The present study assessed the role of matrix metalloproteinase-2 (MMP-2) and -9 in synapse loss after traumatic brain injury (TBI) and the role of hypoxia inducible factor-1alpha (HIF-1alpha), a transcription factor up-regulated during hypoxia, in the regulation of MMP-2 and -9 expression post-TBI. Adult male Sprague-Dawley rats (n=6 per group, 400 g-425 g) were injured using Marmarou's closed-head acceleration impact model and allowed to survive for 1, 4, 24 and 48 h. In another set of experiments, 30 min after TBI, animals were treated with Minocycline (inhibitor of MMPs), or 2-Methoxyestradiol (2ME2, inhibitor of HIF-1alpha) and sacrificed at 4 h after injury. Relative amounts of synaptophysin, a presynaptic vesicular protein, HIF-1alpha, as well as MMP-2 and -9 were assessed by real-time PCR and Western blotting. Activity levels of MMP-2 and -9 were determined by zymography. Synaptophysin expression was significantly (p<0.05) decreased at 1 h through 48 h after TBI. A significant increase in gene and protein expressions of HIF-1alpha, MMP-2 and -9, as well as enzyme activity of MMP-2 and -9 at the same time points was also detected.
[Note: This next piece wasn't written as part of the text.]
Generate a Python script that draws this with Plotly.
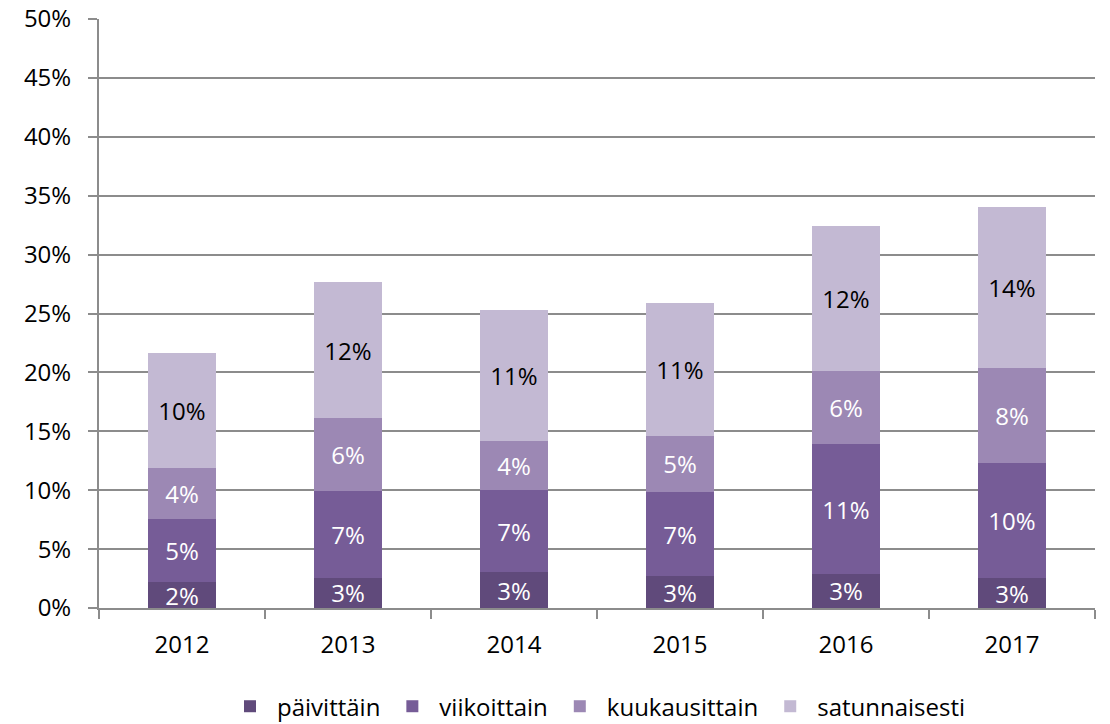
import plotly.graph_objects as go

years = ["2012", "2013", "2014", "2015", "2016", "2017"]
paivittain = [2.2, 2.55, 3.05, 2.7, 2.9, 2.52]
viikoittain = [5.38, 7.35, 6.95, 7.15, 10.98, 9.81]
kuukausittain = [4.3, 6.2, 4.18, 4.75, 6.28, 8.07]
satunnaisesti = [9.79, 11.6, 11.1, 11.3, 12.31, 13.61]

series = [
    ("päivittäin", paivittain, "#604a7b", "white"),
    ("viikoittain", viikoittain, "#765c97", "white"),
    ("kuukausittain", kuukausittain, "#9c88b4", "white"),
    ("satunnaisesti", satunnaisesti, "#c3b9d3", "black"),
]

FONT = "Open Sans"
FS = 24
fig = go.Figure()
for name, vals, color, tcol in series:
    fig.add_trace(go.Bar(
        x=years, y=vals, name=name,
        marker=dict(color=color, line=dict(width=0)),
        texttemplate="%{y:.0f}%", textposition="inside",
        insidetextanchor="middle", constraintext="none",
        textfont=dict(color=tcol, size=FS, family=FONT),
        textangle=0, cliponaxis=False,
    ))

fig.update_layout(
    barmode="stack",
    bargap=0.59,
    width=1110, height=724,
    margin=dict(l=99, r=15, t=19, b=116, autoexpand=False),
    plot_bgcolor="white", paper_bgcolor="white",
    font=dict(family=FONT, size=FS, color="black"),
    legend=dict(orientation="h", x=0.5, xanchor="center",
                yref="container", y=0.024, yanchor="middle",
                font=dict(size=FS, family=FONT), traceorder="normal",
                itemwidth=44),
    showlegend=True,
)
fig.update_yaxes(
    range=[0, 50], dtick=5, ticksuffix="%",
    showgrid=True, gridcolor="#8c8c8c", gridwidth=2,
    showline=True, linecolor="#8c8c8c", linewidth=2,
    ticks="outside", ticklen=9, tickcolor="#8c8c8c", tickwidth=2,
    tickfont=dict(size=FS, family=FONT), zeroline=False,
    ticklabelstandoff=12, automargin=False,
)
fig.update_xaxes(
    showline=True, linecolor="#8c8c8c", linewidth=2,
    ticks="outside", ticklen=9, tickcolor="#8c8c8c", tickwidth=2,
    tickson="boundaries", tickfont=dict(size=FS, family=FONT),
    ticklabelstandoff=14, automargin=False,
)
fig.write_html("out.html", config={"displayModeBar": False},
               post_script="document.body.style.margin='0';document.body.style.padding='0';document.body.style.overflow='hidden';")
Inhibition of either MMPs or HIF-1alpha significantly reversed the TBI-induced decrease in synaptophysin. Inhibition of HIF-1alpha reduced expression of MMP-2 and -9. This study showed an early detection of a correlation between synaptic loss and MMP expression after TBI. The data also supports a role for HIF-1alpha in the MMP regulatory cascade in synapse loss after TBI, suggesting potential targets for reducing loss of synaptic terminals.